Sometimes, I like to anchor awareness in the transitions — when the phone call ends, when the email is sent, when the door clicks shut. These in-between moments are small but potent. They remind me that life is built from thresholds, not grand events. Each pause is a new beginning.
Over time, these micro-moments accumulate. They weave a quiet thread through the day, a kind of continuity that steadies the mind even when life feels chaotic. You begin to realize that mindfulness isn’t something you step into and out of — it’s something you return to, like a familiar melody beneath the noise.
And then, something else begins to change: gratitude grows. When you notice the small details — the way morning air smells just before rain, or the way your friend laughs with their whole body — the world feels less like a series of tasks and more like an unfolding gift.

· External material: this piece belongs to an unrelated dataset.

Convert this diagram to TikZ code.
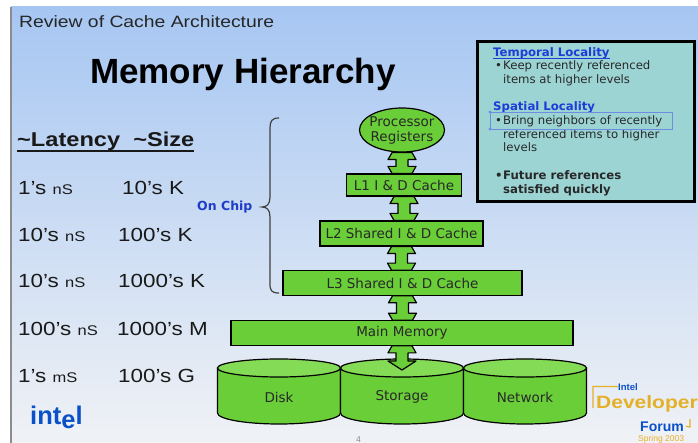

This is what mindfulness, in its simplest form, gives us: not control, not escape, but connection. A way to touch life without rushing past it.
So if meditation feels out of reach, start small. Look up from your screen and feel your breath. Notice the weight of your body in the chair. Taste your next sip of tea as if it were the first. These tiny acts of noticing may seem insignificant, but together they create a profound shift — a life lived not in memory or anticipation, but in direct, vivid experience.
Mindfulness doesn’t need to be majestic. It’s as close as the next breath, as near as your own heartbeat.
And maybe that’s the quiet secret: the present moment isn’t something we have to find. It’s been waiting here all along — hidden gently inside the ordinary, inviting us to wake up to the miracle of now.